━━ STORED DATA ━━
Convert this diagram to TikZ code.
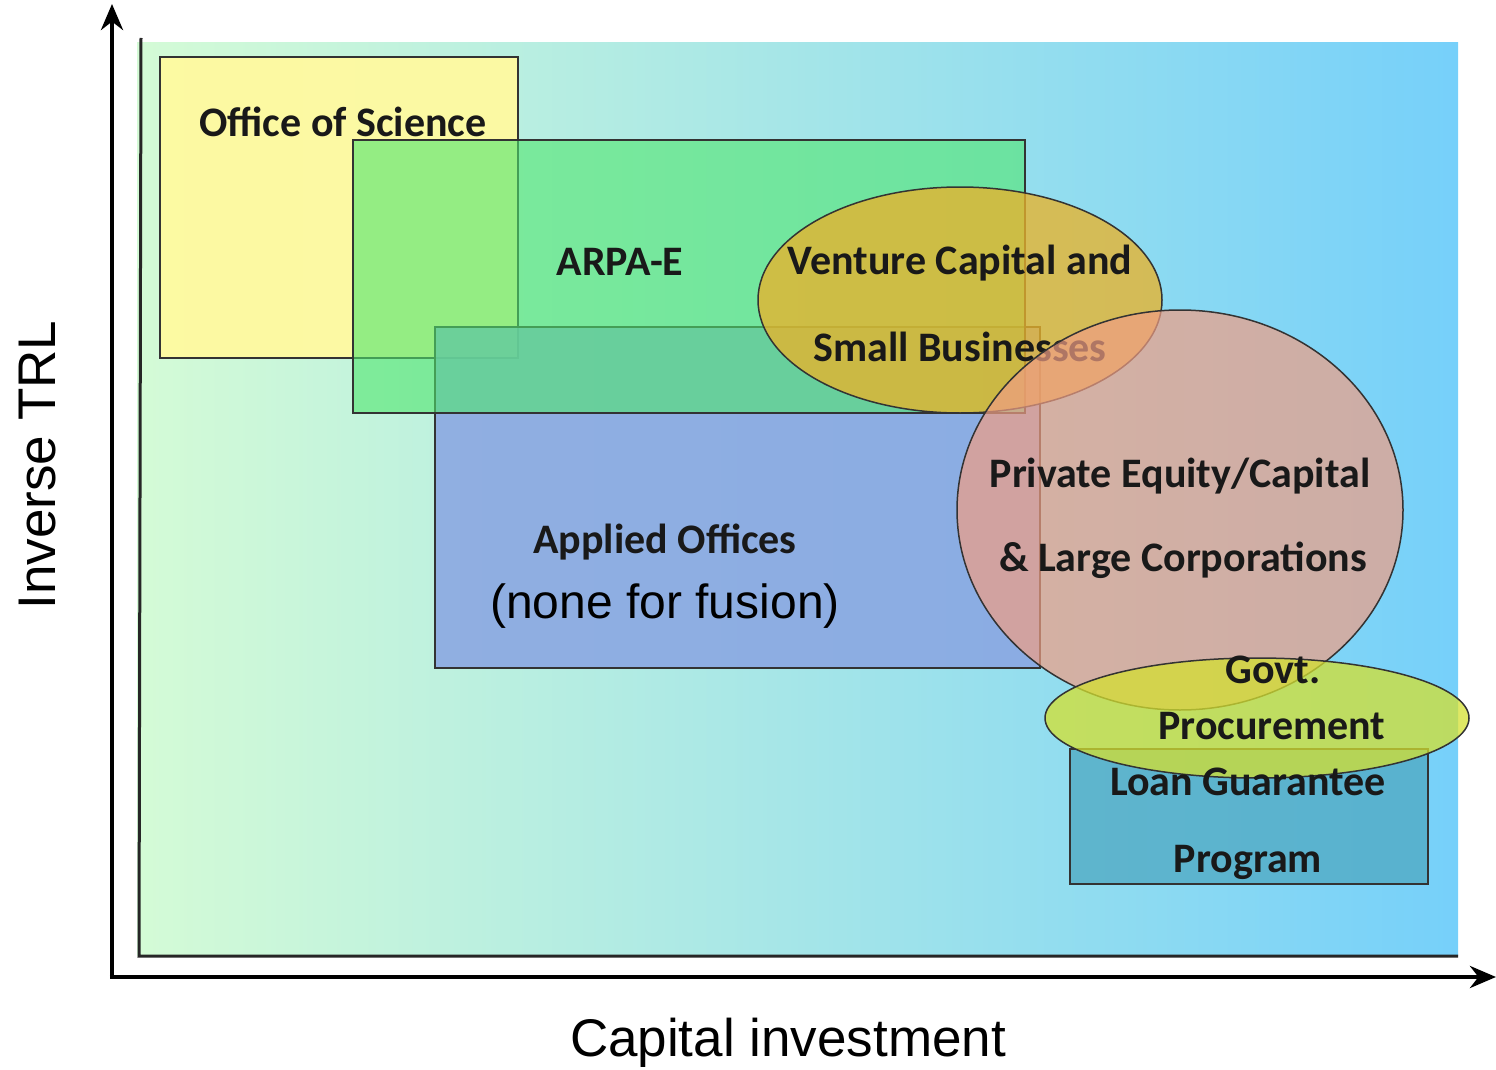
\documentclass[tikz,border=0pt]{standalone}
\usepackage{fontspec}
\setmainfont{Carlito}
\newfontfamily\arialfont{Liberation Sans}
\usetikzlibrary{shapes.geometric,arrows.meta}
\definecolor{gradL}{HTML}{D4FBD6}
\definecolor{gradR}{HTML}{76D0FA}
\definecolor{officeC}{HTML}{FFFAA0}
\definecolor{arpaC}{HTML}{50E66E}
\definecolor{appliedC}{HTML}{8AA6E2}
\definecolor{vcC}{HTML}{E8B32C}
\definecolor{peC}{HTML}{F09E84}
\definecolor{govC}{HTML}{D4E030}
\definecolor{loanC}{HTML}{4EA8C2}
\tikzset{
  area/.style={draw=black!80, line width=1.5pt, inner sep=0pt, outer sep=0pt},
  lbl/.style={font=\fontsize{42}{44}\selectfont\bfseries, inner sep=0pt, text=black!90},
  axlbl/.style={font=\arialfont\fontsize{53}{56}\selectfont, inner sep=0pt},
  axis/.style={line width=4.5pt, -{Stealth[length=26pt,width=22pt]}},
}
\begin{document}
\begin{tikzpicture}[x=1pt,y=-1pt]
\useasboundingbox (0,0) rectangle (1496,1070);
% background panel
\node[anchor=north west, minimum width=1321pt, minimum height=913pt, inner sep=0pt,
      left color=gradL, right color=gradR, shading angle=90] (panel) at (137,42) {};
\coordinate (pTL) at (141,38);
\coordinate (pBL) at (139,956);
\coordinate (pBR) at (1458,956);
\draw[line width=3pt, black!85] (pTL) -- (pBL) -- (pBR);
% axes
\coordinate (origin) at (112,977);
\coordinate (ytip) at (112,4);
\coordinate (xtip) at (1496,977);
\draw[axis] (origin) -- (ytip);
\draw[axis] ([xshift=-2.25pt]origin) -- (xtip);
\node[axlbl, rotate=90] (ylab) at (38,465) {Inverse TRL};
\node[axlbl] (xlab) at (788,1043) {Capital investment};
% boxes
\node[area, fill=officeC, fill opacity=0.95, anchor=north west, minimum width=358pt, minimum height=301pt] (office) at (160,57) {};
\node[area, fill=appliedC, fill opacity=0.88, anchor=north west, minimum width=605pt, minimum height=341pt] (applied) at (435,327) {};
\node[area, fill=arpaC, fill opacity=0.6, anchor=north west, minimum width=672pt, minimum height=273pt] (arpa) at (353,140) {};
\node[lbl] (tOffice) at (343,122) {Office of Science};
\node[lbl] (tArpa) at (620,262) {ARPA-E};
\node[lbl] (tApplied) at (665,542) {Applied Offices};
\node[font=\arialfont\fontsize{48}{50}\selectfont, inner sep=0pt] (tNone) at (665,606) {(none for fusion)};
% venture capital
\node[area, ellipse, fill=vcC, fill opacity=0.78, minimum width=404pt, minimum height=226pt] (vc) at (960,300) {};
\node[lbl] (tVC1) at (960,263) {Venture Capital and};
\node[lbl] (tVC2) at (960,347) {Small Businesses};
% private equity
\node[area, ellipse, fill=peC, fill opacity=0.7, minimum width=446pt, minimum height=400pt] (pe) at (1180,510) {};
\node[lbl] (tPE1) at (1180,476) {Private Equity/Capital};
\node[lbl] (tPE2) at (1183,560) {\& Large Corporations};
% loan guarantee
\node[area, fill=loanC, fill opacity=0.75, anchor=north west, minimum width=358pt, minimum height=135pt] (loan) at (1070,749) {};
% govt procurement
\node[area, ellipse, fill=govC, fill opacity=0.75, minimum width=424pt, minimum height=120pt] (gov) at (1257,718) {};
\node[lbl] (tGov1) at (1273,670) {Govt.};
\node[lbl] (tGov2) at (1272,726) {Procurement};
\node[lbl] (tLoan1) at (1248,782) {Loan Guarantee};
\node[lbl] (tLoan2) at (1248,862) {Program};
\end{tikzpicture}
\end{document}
━━━
** EXERCISE INSTRUCTIONS **
Print the listing above in full, exactly as written. Omit any pictures.

** EXERCISE RESPONSE **
Convert this diagram to TikZ code.
\documentclass[tikz,border=0pt]{standalone}
\usepackage{fontspec}
\setmainfont{Carlito}
\newfontfamily\arialfont{Liberation Sans}
\usetikzlibrary{shapes.geometric,arrows.meta}
\definecolor{gradL}{HTML}{D4FBD6}
\definecolor{gradR}{HTML}{76D0FA}
\definecolor{officeC}{HTML}{FFFAA0}
\definecolor{arpaC}{HTML}{50E66E}
\definecolor{appliedC}{HTML}{8AA6E2}
\definecolor{vcC}{HTML}{E8B32C}
\definecolor{peC}{HTML}{F09E84}
\definecolor{govC}{HTML}{D4E030}
\definecolor{loanC}{HTML}{4EA8C2}
\tikzset{
  area/.style={draw=black!80, line width=1.5pt, inner sep=0pt, outer sep=0pt},
  lbl/.style={font=\fontsize{42}{44}\selectfont\bfseries, inner sep=0pt, text=black!90},
  axlbl/.style={font=\arialfont\fontsize{53}{56}\selectfont, inner sep=0pt},
  axis/.style={line width=4.5pt, -{Stealth[length=26pt,width=22pt]}},
}
\begin{document}
\begin{tikzpicture}[x=1pt,y=-1pt]
\useasboundingbox (0,0) rectangle (1496,1070);
% background panel
\node[anchor=north west, minimum width=1321pt, minimum height=913pt, inner sep=0pt,
      left color=gradL, right color=gradR, shading angle=90] (panel) at (137,42) {};
\coordinate (pTL) at (141,38);
\coordinate (pBL) at (139,956);
\coordinate (pBR) at (1458,956);
\draw[line width=3pt, black!85] (pTL) -- (pBL) -- (pBR);
% axes
\coordinate (origin) at (112,977);
\coordinate (ytip) at (112,4);
\coordinate (xtip) at (1496,977);
\draw[axis] (origin) -- (ytip);
\draw[axis] ([xshift=-2.25pt]origin) -- (xtip);
\node[axlbl, rotate=90] (ylab) at (38,465) {Inverse TRL};
\node[axlbl] (xlab) at (788,1043) {Capital investment};
% boxes
\node[area, fill=officeC, fill opacity=0.95, anchor=north west, minimum width=358pt, minimum height=301pt] (office) at (160,57) {};
\node[area, fill=appliedC, fill opacity=0.88, anchor=north west, minimum width=605pt, minimum height=341pt] (applied) at (435,327) {};
\node[area, fill=arpaC, fill opacity=0.6, anchor=north west, minimum width=672pt, minimum height=273pt] (arpa) at (353,140) {};
\node[lbl] (tOffice) at (343,122) {Office of Science};
\node[lbl] (tArpa) at (620,262) {ARPA-E};
\node[lbl] (tApplied) at (665,542) {Applied Offices};
\node[font=\arialfont\fontsize{48}{50}\selectfont, inner sep=0pt] (tNone) at (665,606) {(none for fusion)};
% venture capital
\node[area, ellipse, fill=vcC, fill opacity=0.78, minimum width=404pt, minimum height=226pt] (vc) at (960,300) {};
\node[lbl] (tVC1) at (960,263) {Venture Capital and};
\node[lbl] (tVC2) at (960,347) {Small Businesses};
% private equity
\node[area, ellipse, fill=peC, fill opacity=0.7, minimum width=446pt, minimum height=400pt] (pe) at (1180,510) {};
\node[lbl] (tPE1) at (1180,476) {Private Equity/Capital};
\node[lbl] (tPE2) at (1183,560) {\& Large Corporations};
% loan guarantee
\node[area, fill=loanC, fill opacity=0.75, anchor=north west, minimum width=358pt, minimum height=135pt] (loan) at (1070,749) {};
% govt procurement
\node[area, ellipse, fill=govC, fill opacity=0.75, minimum width=424pt, minimum height=120pt] (gov) at (1257,718) {};
\node[lbl] (tGov1) at (1273,670) {Govt.};
\node[lbl] (tGov2) at (1272,726) {Procurement};
\node[lbl] (tLoan1) at (1248,782) {Loan Guarantee};
\node[lbl] (tLoan2) at (1248,862) {Program};
\end{tikzpicture}
\end{document}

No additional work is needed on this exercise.